[85916] in tlhIngan-Hol

home help back first fref pref prev next nref lref last post

Re: Klingon orthography

daemon@ATHENA.MIT.EDU (ghunchu'wI' 'utlh)
Wed Jun 24 12:51:12 2009

In-Reply-To: <BC3C4829-7681-4D7C-92D6-ED3BD878A04A@evertype.com>
Date: Wed, 24 Jun 2009 12:49:27 -0400
From: "ghunchu'wI' 'utlh" <qunchuy@alcaco.net>
To: tlhingan-hol@kli.org
Errors-to: tlhingan-hol-bounce@kli.org
Reply-to: tlhingan-hol@kli.org

On Wed, Jun 24, 2009 at 12:05 PM, Michael Everson <everson@evertype.com>wrote:
> > Current case issues are a feature, not a bug.
>
> They are a problem for data integrity.

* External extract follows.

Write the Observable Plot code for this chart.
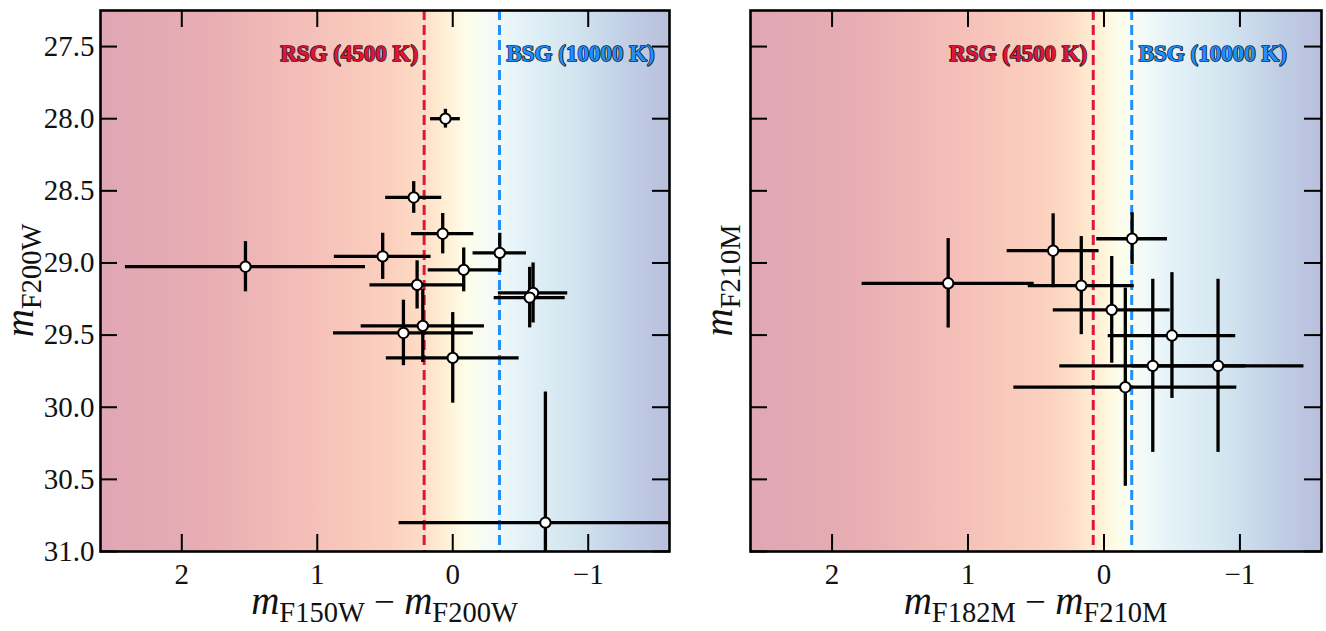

There is no question of this.
>

You keep saying this, and you keep repeating this, but such repetition is
not convincing. The only explanation you give is that the distinction
between {q} and {Q} can be lost if you apply a case transformation. You
dismiss other lossy transformations because they're harder to do
"accidentally".  You don't seem to acknowledge that case transformations can
be similarly lossy in other languages, but the example you presented was a
typical one where capitalization *does* matter: God vs. god.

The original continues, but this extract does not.